The material, he explains further, was conceived during a fertile period for the Kinks, when the band was constantly busy recording and touring. With Ray acting as the group’s main songwriter, Dave simply spent less time composing. “It was a strange period in some ways, but a very great period in lots of ways,” he says about the ‘70s. “I was just starting to get into audio engineering, producing and arrangement.”

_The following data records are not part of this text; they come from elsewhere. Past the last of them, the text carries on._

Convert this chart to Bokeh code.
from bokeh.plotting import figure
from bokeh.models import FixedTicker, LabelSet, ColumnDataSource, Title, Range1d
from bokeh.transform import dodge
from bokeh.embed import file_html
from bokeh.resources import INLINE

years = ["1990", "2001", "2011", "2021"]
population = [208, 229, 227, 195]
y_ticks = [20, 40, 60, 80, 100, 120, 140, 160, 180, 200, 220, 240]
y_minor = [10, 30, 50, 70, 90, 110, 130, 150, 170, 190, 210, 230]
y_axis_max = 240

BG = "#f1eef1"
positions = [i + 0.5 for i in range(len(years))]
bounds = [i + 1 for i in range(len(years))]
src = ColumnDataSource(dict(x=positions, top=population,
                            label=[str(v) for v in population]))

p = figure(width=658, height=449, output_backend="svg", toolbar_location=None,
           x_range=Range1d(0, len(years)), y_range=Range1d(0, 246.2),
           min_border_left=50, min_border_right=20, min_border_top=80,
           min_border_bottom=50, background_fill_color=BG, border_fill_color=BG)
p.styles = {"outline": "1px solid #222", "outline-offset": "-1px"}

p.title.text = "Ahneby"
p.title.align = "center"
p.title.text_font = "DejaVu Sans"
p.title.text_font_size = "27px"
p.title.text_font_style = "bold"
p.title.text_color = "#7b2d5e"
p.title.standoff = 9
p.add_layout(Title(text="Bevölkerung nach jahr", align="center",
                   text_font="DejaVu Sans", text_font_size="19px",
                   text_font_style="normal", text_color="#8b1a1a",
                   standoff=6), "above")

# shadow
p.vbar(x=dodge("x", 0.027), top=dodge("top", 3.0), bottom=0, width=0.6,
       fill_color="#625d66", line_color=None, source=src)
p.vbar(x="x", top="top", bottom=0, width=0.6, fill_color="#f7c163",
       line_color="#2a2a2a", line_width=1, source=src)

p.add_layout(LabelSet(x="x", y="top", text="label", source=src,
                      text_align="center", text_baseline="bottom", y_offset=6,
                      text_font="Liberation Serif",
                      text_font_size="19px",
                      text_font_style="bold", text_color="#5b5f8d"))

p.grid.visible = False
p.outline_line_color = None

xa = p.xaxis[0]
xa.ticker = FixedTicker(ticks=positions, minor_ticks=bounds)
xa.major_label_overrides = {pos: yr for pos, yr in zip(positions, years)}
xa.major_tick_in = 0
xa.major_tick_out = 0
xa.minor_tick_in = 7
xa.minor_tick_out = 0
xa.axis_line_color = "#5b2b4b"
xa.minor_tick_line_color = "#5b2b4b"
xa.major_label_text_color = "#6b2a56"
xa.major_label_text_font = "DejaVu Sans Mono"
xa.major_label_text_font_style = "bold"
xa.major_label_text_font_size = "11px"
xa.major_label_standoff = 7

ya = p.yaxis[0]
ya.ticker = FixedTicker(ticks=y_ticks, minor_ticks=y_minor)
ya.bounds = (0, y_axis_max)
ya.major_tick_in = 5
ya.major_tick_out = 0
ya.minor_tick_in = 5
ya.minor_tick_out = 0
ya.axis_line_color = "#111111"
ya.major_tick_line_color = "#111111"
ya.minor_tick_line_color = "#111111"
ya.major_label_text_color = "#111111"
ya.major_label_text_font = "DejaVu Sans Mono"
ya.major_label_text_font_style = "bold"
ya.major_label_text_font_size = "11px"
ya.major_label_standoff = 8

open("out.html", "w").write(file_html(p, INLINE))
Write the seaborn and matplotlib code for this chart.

Today, Dave, 71, is making up for any lax periods of the past. He currently tours with a tight trio—bassist David Nolte and Smithereens drummer Dennis Diken—playing both his favorite Kinks tunes and a mix of solo material, including songs from Open Road, his 2017 collaboration with another son, Russ. “I love that album. It was so uplifting to work with Russ,” Dave says. “Russ is very astute when it comes to musical landscaping and the trust element is very powerful. It’s like those days with the Kinks when me and Ray had that kind of unspoken trust. That made it flow and made it work.”
Dave hopes to record more new music soon—“I’ve got a few songs that are worthy,” he says—and then, as he notes, “We’ll see what happens.” One thing is for sure: He won’t stop until he doesn’t have a choice. “Old people are resourceful,” he says, “and rock-and-roll keeps you young.”